Mit einem nassen Rezept kann man aber sogar noch etwas anfangen, nach dem Trocknen sind sie wieder brauchbar. Andere sind voller Kaffeeflecken oder Tassenränder und sehen aus, als wären sie in Ermangelung eines Tischsets als solches benutzt worden.
Solange man noch alles lesen kann, ist es zwar okay, aber begeistert bin ich auch dann nicht. Manchmal kommen Rezepte rein, die von nervösen Personen zwecks Pausenfüllung ganz eng zusammengerollt wurden. Entrollt man sie wie ein altägyptisches Pergament „schnurren“ sie sofort wieder zusammen. Um sie in den Drucker schieben zu können, muss man sie auffalten und über eine Tischkante in die entgegengesetzte Richtung hin und her reiben. Das nervt schon etwas, denn es ist so unnötig!

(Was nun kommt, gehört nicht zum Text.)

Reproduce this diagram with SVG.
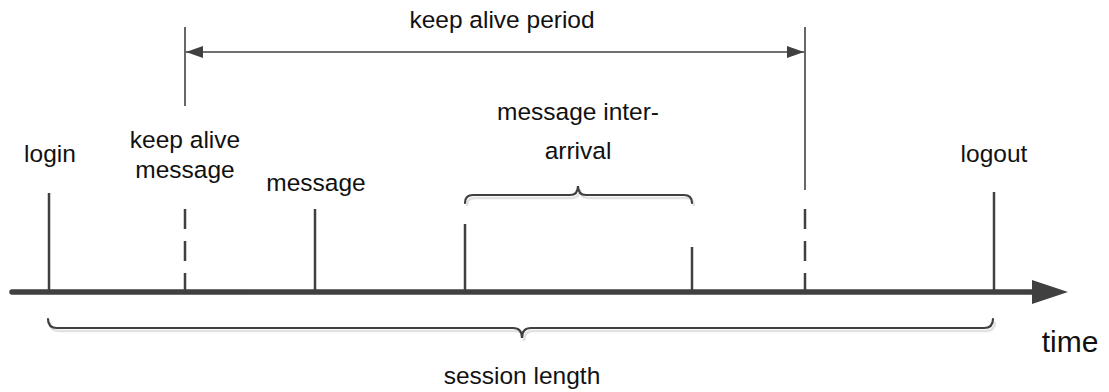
<svg xmlns="http://www.w3.org/2000/svg" width="1109" height="392" viewBox="0 0 1109 392">
  <style>
    .lbl { font-family: "Liberation Sans", Arial, sans-serif; font-size: 24.5px; fill: #111; text-anchor: middle; }
    .big { font-size: 30px; }
    .tick { stroke: #404040; stroke-width: 2.5; fill: none; }
    .dash { stroke: #404040; stroke-width: 2.5; fill: none; stroke-dasharray: 20 12; }
    .guide { stroke: #404040; stroke-width: 1.6; fill: none; }
    .brace { stroke: #404040; stroke-width: 2.2; fill: none; stroke-linecap: round; }
    .shadow { stroke: #e2e2e2; stroke-width: 2.5; fill: none; }
  </style>
  <defs>
    <marker id="tip" viewBox="0 0 17 12" refX="17" refY="6" markerWidth="17" markerHeight="12" markerUnits="userSpaceOnUse" orient="auto-start-reverse">
      <path d="M0,0 L17,6 L0,12 Z" fill="#404040"/>
    </marker>
  </defs>

  <!-- time axis -->
  <g id="axis">
    <line x1="12" y1="292" x2="1034" y2="292" stroke="#404040" stroke-width="5.5" stroke-linecap="round"/>
    <path d="M1032,280 L1068,292 L1032,304 Z" fill="#404040"/>
    <text class="lbl big" x="1070" y="352">time</text>
  </g>

  <!-- events on the axis -->
  <g id="login">
    <line class="tick" x1="49" y1="193" x2="49" y2="292"/>
    <text class="lbl" x="50" y="162">login</text>
  </g>
  <g id="keepalive-msg">
    <line class="dash" x1="185" y1="209" x2="185" y2="292"/>
    <line class="guide" x1="185" y1="27" x2="185" y2="106"/>
    <text class="lbl" x="185" y="148">keep alive</text>
    <text class="lbl" x="185" y="178">message</text>
  </g>
  <g id="message">
    <line class="tick" x1="315" y1="209" x2="315" y2="292"/>
    <text class="lbl" x="316" y="191">message</text>
  </g>
  <g id="msg-a">
    <line class="tick" x1="465" y1="224" x2="465" y2="292"/>
  </g>
  <g id="msg-b">
    <line class="tick" x1="692" y1="247" x2="692" y2="292"/>
  </g>
  <g id="keepalive-end">
    <line class="dash" x1="805" y1="209" x2="805" y2="292"/>
    <line class="guide" x1="805" y1="27" x2="805" y2="190"/>
  </g>
  <g id="logout">
    <line class="tick" x1="994" y1="192" x2="994" y2="292"/>
    <text class="lbl" x="994" y="162">logout</text>
  </g>

  <!-- spans -->
  <g id="connectors">
    <line class="guide" x1="186" y1="52" x2="804" y2="52" marker-start="url(#tip)" marker-end="url(#tip)"/>
    <path class="shadow" d="M467,206 Q467,198 475,198 L572,198 Q580,198 580,189 Q580,198 588,198 L686,198 Q694,198 694,206"/>
    <path class="brace" d="M465,203 Q465,195 473,195 L570,195 Q578,195 578,186 Q578,195 586,195 L684,195 Q692,195 692,203"/>
    <path class="shadow" d="M50,322 Q50,331 59,331 L515,331 Q524,331 524,341 Q524,331 533,331 L986,331 Q995,331 995,322"/>
    <path class="brace" d="M48,319 Q48,328 57,328 L513,328 Q522,328 522,338 Q522,328 531,328 L984,328 Q993,328 993,319"/>
  </g>

  <g id="labels">
    <text class="lbl" x="502" y="28">keep alive period</text>
    <text class="lbl" x="578" y="120">message inter-</text>
    <text class="lbl" x="578" y="159">arrival</text>
    <text class="lbl" x="522" y="384">session length</text>
  </g>
</svg>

„Finn Luca hat sich das Rezept nur kurz in den Mund gesteckt!“
Fällt ein Rezept einem Kleinkind oder Baby zum Opfer, ist eigentlich alles zu spät. Angesabbert, zerrissen – oft mehrfach – und benagt wird es über den Tisch gereicht, meist mit einem Grinsen und entschuldigendem Gesichtsausdruck: „Ich hab es Finn Luca nur gaaanz kurz zum Spielen gegeben“. Ääääh ja. Das da ist ein Dokument, das wir noch zur Abrechnung brauchen. Soll ich Finn Luca das nächste Mal die 20 Euro Wechselgeld auch gaaanz kurz zum Spielen geben?

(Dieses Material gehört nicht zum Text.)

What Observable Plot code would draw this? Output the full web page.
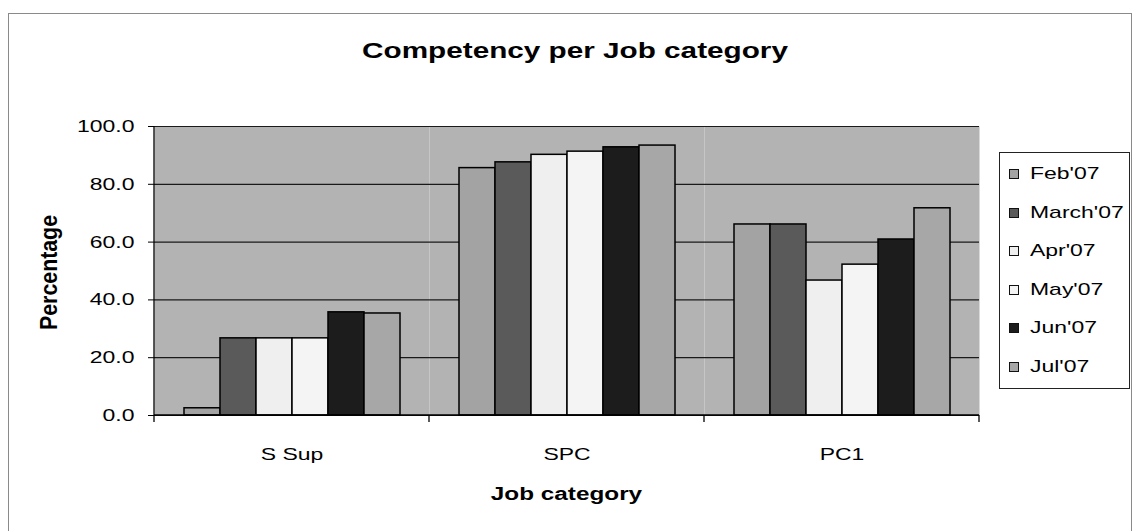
<!DOCTYPE html>
<html>
<head>
<meta charset="utf-8">
<script src="https://cdn.jsdelivr.net/npm/d3@7"></script>
<script src="https://cdn.jsdelivr.net/npm/@observablehq/plot@0.6"></script>
<style>
  body { margin: 0; background: #fff; font-family: "Liberation Sans", Arial, sans-serif; }
  #chart { position: relative; width: 1132px; height: 531px; overflow: hidden; background: #fff; }
  #border { position: absolute; left: 8px; top: 13px; width: 1122px; height: 620px; border: 1px solid #8a8a8a; }
  #title { position: absolute; left: 9px; top: 40px; width: 1132px; margin: 0; text-align: center;
           font-weight: bold; font-size: 22px; line-height: 22px; transform: scaleX(1.35); }
  #plot { position: absolute; left: 0; top: 0; }
  #legend { position: absolute; left: 999px; top: 152px; width: 131px; height: 237px;
            border: 1px solid #222; background: #fff; box-sizing: border-box; }
  .item { position: absolute; left: 9px; height: 20px; display: flex; align-items: center; }
  .sw { width: 10px; height: 10px; border: 1px solid #111; box-sizing: border-box; flex: none; }
  .lab { display: inline-block; margin-left: 11px; font-size: 17px; line-height: 20px;
         white-space: nowrap; transform: scaleX(1.35); transform-origin: left center; }
</style>
</head>
<body>
<div id="chart">
  <div id="border"></div>
  <div id="title">Competency per Job category</div>
  <div id="plot"></div>
  <div id="legend"></div>
</div>
<script>
// Job categories and survey months
const categories = ["S Sup", "SPC", "PC1"];
const months = ["Feb'07", "March'07", "Apr'07", "May'07", "Jun'07", "Jul'07"];

// Competency percentage per month, one array per job category
const sSup = [2.5, 26.7, 26.7, 26.7, 35.7, 35.3];
const spc  = [85.6, 87.6, 90.2, 91.3, 92.8, 93.4];
const pc1  = [66.1, 66.1, 46.7, 52.2, 60.9, 71.7];

// Y axis ticks and their labels
const yTicks = [0, 20, 40, 60, 80, 100];
const yTickLabels = ["0.0", "20.0", "40.0", "60.0", "80.0", "100.0"];

// Grey shades for the months and the plot area
const monthColors = ["#a3a3a3", "#5a5a5a", "#efefef", "#f4f4f4", "#1c1c1c", "#a7a7a7"];
const plotBg = "#b3b3b3";

const seriesByCategory = [sSup, spc, pc1];
const data = categories.flatMap((c, i) =>
  seriesByCategory[i].map((v, j) => ({category: c, month: months[j], value: v}))
);

const plot = Plot.plot({
  width: 1132,
  height: 531,
  marginLeft: 153,
  marginRight: 152,
  marginTop: 126,
  marginBottom: 116,
  style: {fontFamily: "Liberation Sans, Arial, sans-serif", fontSize: "17px", color: "#000", background: "transparent", overflow: "visible"},
  fx: {domain: categories, padding: 0, tickSize: 0, tickPadding: 32, label: null},
  x: {domain: months, paddingInner: 0, paddingOuter: 0.78, axis: null},
  y: {domain: [0, 100], ticks: yTicks, tickFormat: d => yTickLabels[yTicks.indexOf(d)], tickSize: 6, tickPadding: 14, label: null},
  color: {domain: months, range: monthColors},
  marks: [
    Plot.frame({fill: plotBg, stroke: "none"}),
    Plot.ruleY(yTicks, {stroke: "#1a1a1a", strokeWidth: 1.2}),
    Plot.barY(data, {fx: "category", x: "month", y: "value", fill: "month", stroke: "#000", strokeWidth: 1.5})
  ]
});
document.getElementById("plot").append(plot);

const svg = d3.select(plot);

// Widen the label glyphs horizontally
function stretch(node, k) {
  const len = node.getComputedTextLength();
  node.setAttribute("textLength", len * k);
  node.setAttribute("lengthAdjust", "spacingAndGlyphs");
}
svg.selectAll('g[aria-label$="tick label"] text').each(function () { stretch(this, 1.35); });

// Axis lines and category boundary ticks, placed from the plot's scales
const fx = plot.scale("fx");
const y = plot.scale("y");
const bounds = categories.map(c => fx.apply(c));
bounds.push(fx.apply(categories[categories.length - 1]) + fx.bandwidth);
const y0 = y.apply(0), y1 = y.apply(100);
const g = svg.append("g").attr("stroke", "#000").attr("stroke-width", 1.3);
g.append("line").attr("x1", bounds[0]).attr("x2", bounds[0]).attr("y1", y1).attr("y2", y0);
g.append("line").attr("x1", bounds[0]).attr("x2", bounds[bounds.length - 1]).attr("y1", y0).attr("y2", y0);
bounds.forEach(b => g.append("line").attr("x1", b).attr("x2", b).attr("y1", y0).attr("y2", y0 + 7));

// Axis titles
const xTitle = svg.append("text")
  .attr("x", (bounds[0] + bounds[bounds.length - 1]) / 2)
  .attr("y", 500)
  .attr("text-anchor", "middle")
  .attr("font-weight", "bold")
  .attr("font-size", 18)
  .text("Job category");
stretch(xTitle.node(), 1.35);

const yTitle = svg.append("text")
  .attr("transform", `translate(57,${(y0 + y1) / 2 + 2}) scale(1.3,1) rotate(-90)`)
  .attr("text-anchor", "middle")
  .attr("font-weight", "bold")
  .attr("font-size", 18)
  .text("Percentage");
yTitle.attr("textLength", 115).attr("lengthAdjust", "spacingAndGlyphs");

// Legend built from the plot's colour scale
const color = plot.scale("color");
const legend = d3.select("#legend");
months.forEach((m, i) => {
  const item = legend.append("div").attr("class", "item").style("top", `${11.3 + i * 38.5}px`);
  item.append("div").attr("class", "sw").style("background", color.apply(m));
  item.append("span").attr("class", "lab").text(m);
});
</script>
</body>
</html>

Besonders doof ist es, wenn die rechte obere Ecke fehlt, dann erkennt unser Rezeptdrucker nämlich nicht, dass da was drinnen liegt. Aber mit Trick 17 gibt es auch hier eine Lösung: Einfach ein glattes DIN-A-6 Papier drunterlegen und es dann bedrucken. Heute bekam ich ein Rezept rübergereicht, das aus einem übervollen Einkaufskorb von ganz unten hochgeknibbelt wurde. Ich musste erst einmal die anhaftenden Essensreste entfernen, bevor ich irgendetwas anderes machen konnte. Zunächst dachte ich, es wäre Butter, es stellte sich dann aber als Schmierkäse (Milkana Gouda) heraus, was ungleich hartnäckiger zu entfernen ist.

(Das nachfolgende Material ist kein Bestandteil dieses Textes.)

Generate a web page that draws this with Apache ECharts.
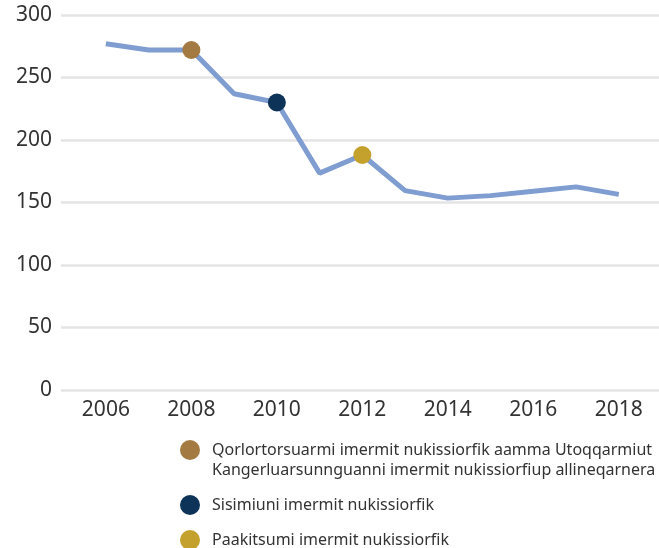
<!DOCTYPE html>
<html>
<head>
<meta charset="utf-8">
<style>html,body{margin:0;padding:0;background:#fff;}#c{width:659px;height:548px;}</style>
<script src="https://cdn.jsdelivr.net/npm/echarts@6/dist/echarts.min.js"></script>
</head>
<body>
<div id="c"></div>
<script>
const years = [2006, 2007, 2008, 2009, 2010, 2011, 2012, 2013, 2014, 2015, 2016, 2017, 2018];
const values = [277, 272, 272, 237, 230, 173.5, 188, 159.5, 153.5, 155.5, 159, 162.5, 156.5];
const xTickLabels = [2006, 2008, 2010, 2012, 2014, 2016, 2018];
const markerNames = [
  'Qorlortorsuarmi imermit nukissiorfik aamma Utoqqarmiut\nKangerluarsunnguanni imermit nukissiorfiup allineqarnera',
  'Sisimiuni imermit nukissiorfik',
  'Paakitsumi imermit nukissiorfik'
];
const markerYears = [2008, 2010, 2012];
const markerValues = [272, 230, 188];

const markerColors = ['#a27a42', '#0e3358', '#c4a12d'];
const fontFam = '"Noto Sans", sans-serif';

const chart = echarts.init(document.getElementById('c'));
const lineData = years.map((y, i) => [y, values[i]]);
const scatterSeries = markerNames.map((n, i) => ({
  name: n,
  type: 'scatter',
  symbol: 'circle',
  symbolSize: 18,
  itemStyle: { color: markerColors[i], opacity: 1 },
  data: [[markerYears[i], markerValues[i]]],
  z: 5
}));

chart.setOption({
  animation: false,
  backgroundColor: '#fff',
  grid: { left: 61, right: 0, top: 15, bottom: 158 },
  xAxis: {
    type: 'value',
    min: 2004.95,
    max: 2018.94,
    axisLine: { show: false },
    axisTick: { show: false },
    splitLine: { show: false },
    axisLabel: {
      customValues: xTickLabels,
      color: '#333',
      fontSize: 21,
      fontFamily: fontFam,
      margin: 10,
      formatter: v => String(v)
    }
  },
  yAxis: {
    type: 'value',
    min: 0,
    max: 300,
    interval: 50,
    axisLine: { show: false },
    axisTick: { show: false },
    splitLine: { lineStyle: { color: '#e4e4e4', width: 2.5 } },
    axisLabel: { color: '#333', fontSize: 21, fontFamily: fontFam, margin: 9 }
  },
  legend: {
    orient: 'vertical',
    left: 180,
    top: 420,
    padding: 0,
    itemWidth: 20,
    itemHeight: 20,
    itemGap: 15,
    icon: 'circle',
    selectedMode: false,
    formatter: name => (name.indexOf('\n') >= 0 ? '\n' + name : name),
    textStyle: { color: '#333', fontSize: 16, fontFamily: fontFam, lineHeight: 20, padding: [0, 0, 0, 7] },
    data: markerNames
  },
  series: [
    {
      name: 'line',
      type: 'line',
      data: lineData,
      showSymbol: false,
      symbol: 'none',
      lineStyle: { color: '#7f9dd0', width: 5 },
      itemStyle: { color: '#7f9dd0' },
      z: 2
    }
  ].concat(scatterSeries)
});
</script>
</body>
</html>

Raum für Interpretation und Fantasie
Nach dem Bearbeiten mancher „Raucherrezepte“ muss ich mir auch die Hände waschen, weil sie riechen, als hätte ich in einen Aschenbecher gefasst.
Am schlimmsten sind jedoch die Flecken der Kategorie „undefinierbar“, da einfach zu viel Interpretationsspielraum für uns fantasiebegabtes pharmazeutisches Personal bleibt – das grüngraue, hartgewordene Draufgeschmiere, könnte das Popel sein? Der rostrote Fingerabdruck da auf dem Diabetikerrezept, ist das Blut, weil er sich nach dem Zuckermessen kein Pflaster aufgeklebt hat? Dem Geruch und dem Aussehen nach, hat sich Herr Müller das Rezept noch mal ordentlich durch die Kimme gezogen, bevor er es mir in die Hand gedrückt hat ...?
Und bei all dem: immer freundlich, immer lächeln, selbst, wenn das, was am Rezept haftet noch feucht ist und du gerade hineingefasst hast. Aber was wäre ein Tag ohne Herausforderungen?